So Long, See You Tomorrow by Bombay Bicycle Club

So Long, See You Tomorrow by Bombay Bicycle Club


When does a band transcend cheap genre-hopping to become the sort of act that experiments in order to truly discover? Bombay Bicycle Club may not be there yet, but boy, are they giving it a try.


In addition to their meat-and-potatoes debut I Had The Blues But I Shook Them Loose, the London-based indie quartet have put out the obligatory “quiet” record as well as a dance-y, sort-of-adventurous one. While those were turned around rather quickly (within a span of three years), the unexpected success of 2011’s A Different Kind Of Fix forced them to reevaluate their music. If they were going to make synth-laced indie pop going forward, they would have to establish a formula that would work for them on a consistent basis.

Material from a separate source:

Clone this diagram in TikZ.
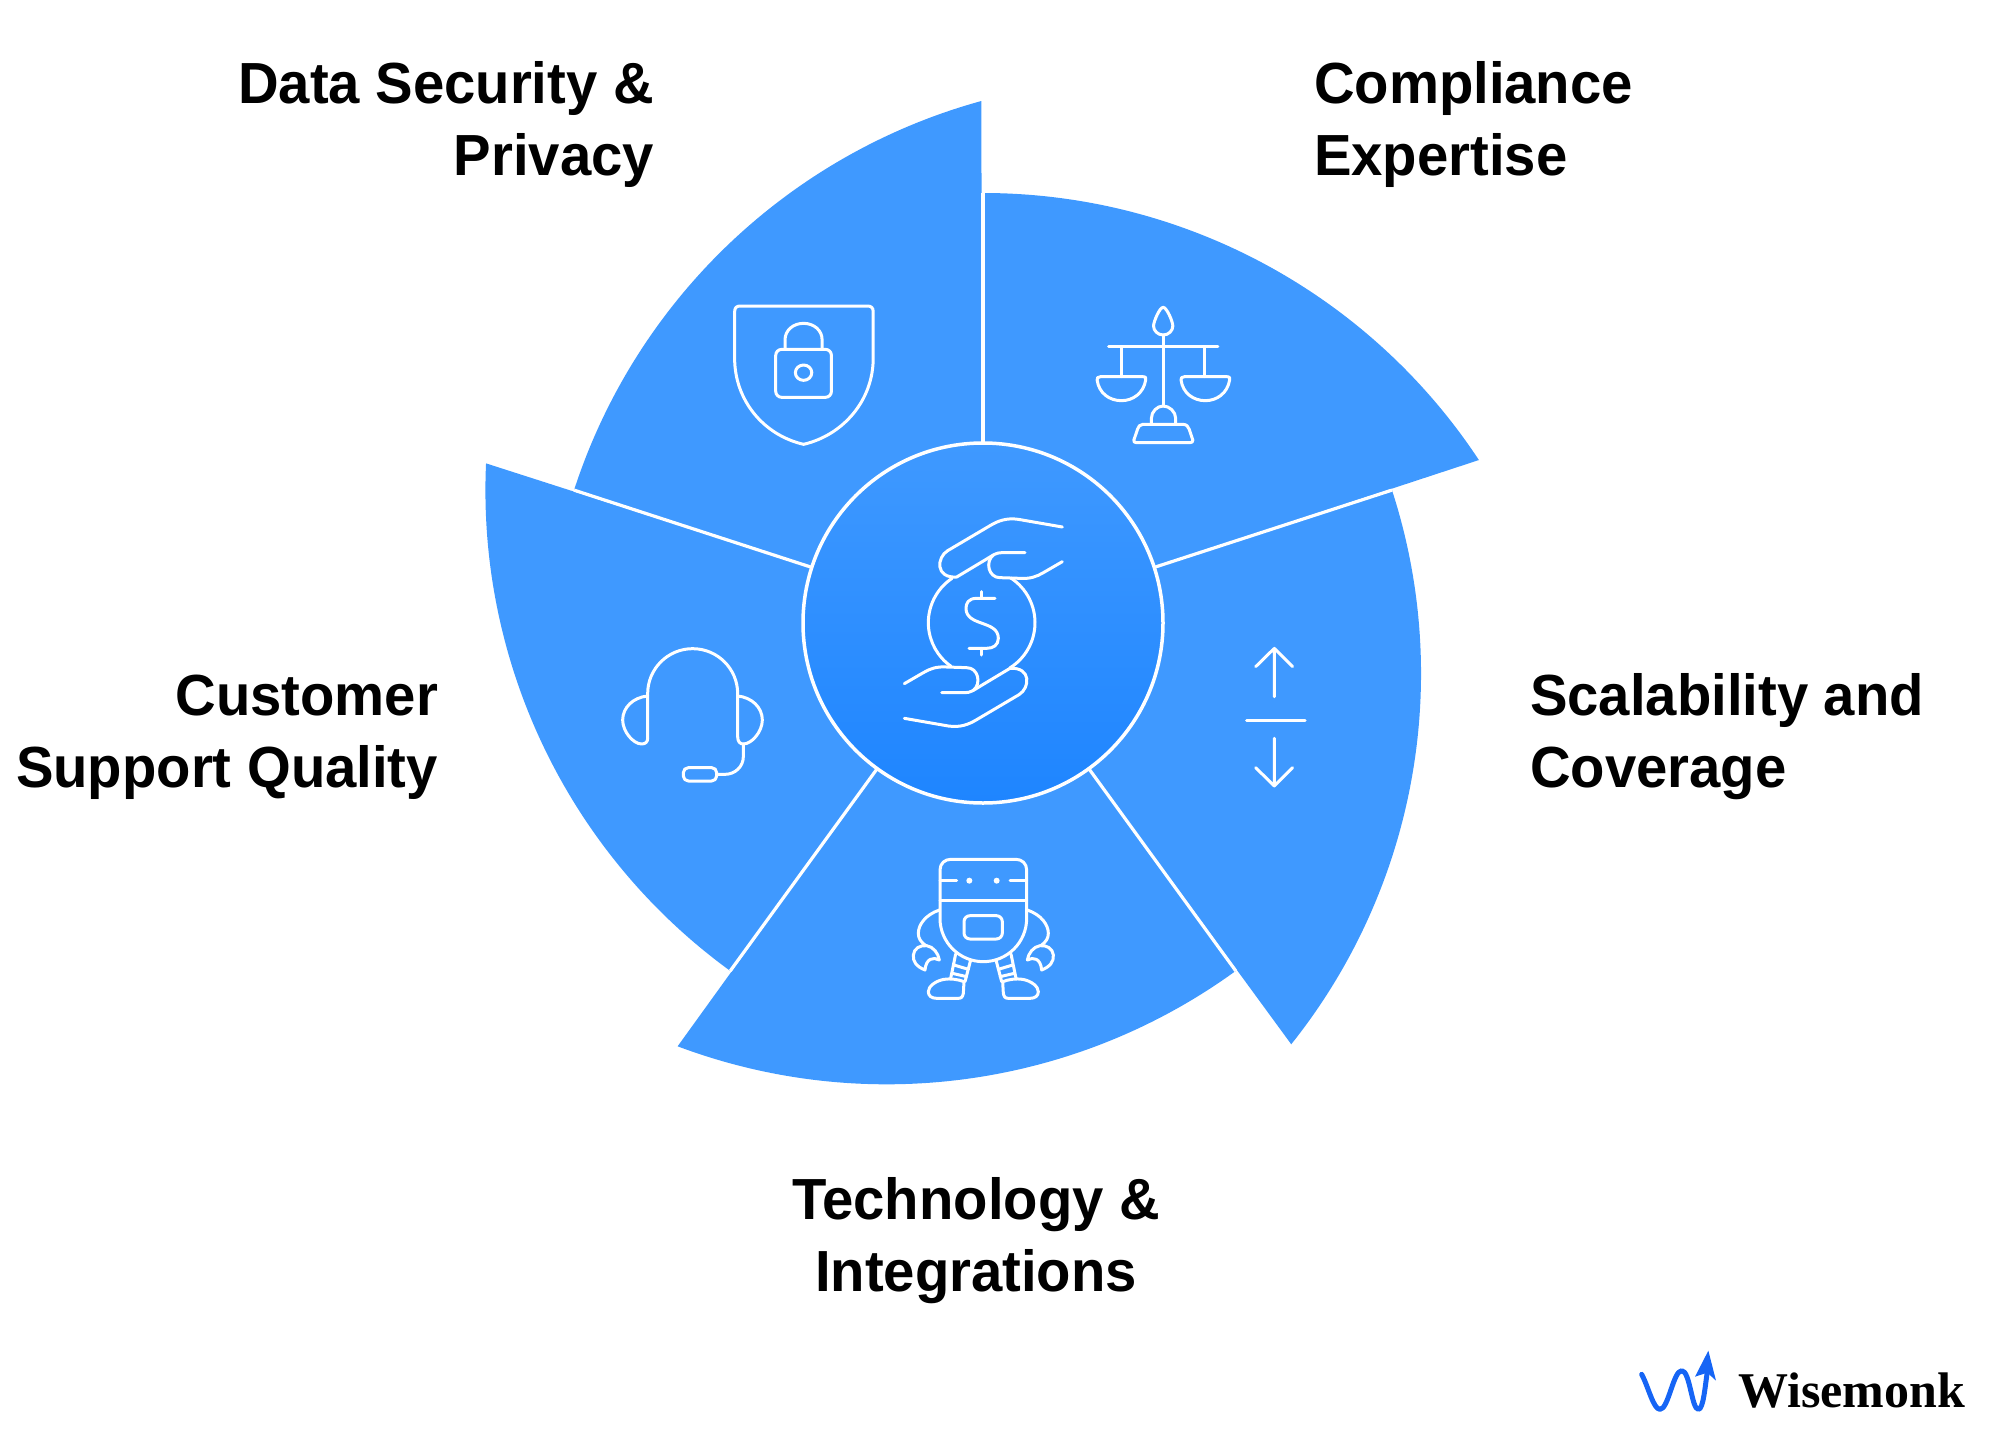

In addition to his regular touring commitments, lead vocalist Jack Steadman spent the majority of the past three years travelling through Turkey, India, and Japan. And so what follows is naturally a world music-influenced record full of folksy samples from Bollywood and old-school musicals, although So Long, See You Tomorrow is more than an artsy palate of exotic thrills.


#1. Overdone 3:39
#2. It’s Alright Now 4:10
#3. Carry Me 4:26
#4. Home By Now 4:35
#5. Whenever Wherever 5:31
#6. Luna 3:11
#7. Eyes Off You 3:57
#8. Feel 5:00
#9. Come To 4:25
#10. So Long, See You Tomorrow 6:03


Jack Steadman: Lead Vocals, Guitar, Piano
Jamie MacColl: Guitar
Suren de Saram: Drums, Percussion
Ed Nash: Bass


Jack Steadman
Mark Rankin


3rd February, 2014


Carry Me
It’s Alright Now


Overdone, an aptly-titled overproduced number, chimes in with a repetitive string sample, steady bass, and stuffy drumlines. Despite these weaknesses, a handful of chunky guitar parts and some neat synth programming result in a track that is fun to listen to. There are no such issues with It’s Alright Now, an out-and-out insanely addictive cut fueled by a relentless marching band beat and reassuring lyrics.


Certain aspects are immediately familiar to the latent BBC fan. The title track for instance, is exactly the sort of Sigur Ros influenced slow burner that defined the acoustic Flaws. Acerbic lead single Carry Me – although done in by the unnecessary breakdowns and meandering escapades – definitely has potential to chart on something like mtvU. Maybe Calvin Harris could drop a helpful remix?


On the other hand, the role of the electric guitar seems to have receded dramatically, barring the odd solo or introductory riff. For the most part, MacColl seems to be content to let his instrument do little more than accentuate a hook here, or complete a missing melodic line there. Loops and samples do the bulk of the heavy lifting, along with de Saram’s busy drumming and Nash’s extremely catchy bass lines.


Even Steadman’s marshmallow-soft intonation is at constant risk of being overwhelmed; not surprisingly the best songs feature Lucy Rose or Rae Morris assisting with the vocals. Ms. Morris coaxes you Lorde-like on the stratospheric Luna, elevating it from a decent pop single to something that will surely win over hordes of new fans.


Ms. Rose (who is also in the midst of launching her solo career) is less characteristic in her performances: often she ends up sounding just like a more feminine version of Steadman, as on the Wiz Khalifa-esque Home By Now. But she remains equally committed to pulling her weight for the sweet harmonies that are the lifeblood of a typical BBC chorus.


Eyes Off You breaks away from the whirlwind world tour as the band settle themselves in for what would appear to be a comfortable home stretch. But the brassy Feel and the open-to-interpretation Come To keep the listener guessing, although they manage far less resonance than the top six.


Keep an open mind and a sense of adventure, and See You Tomorrow is bound to be a pleasant experience.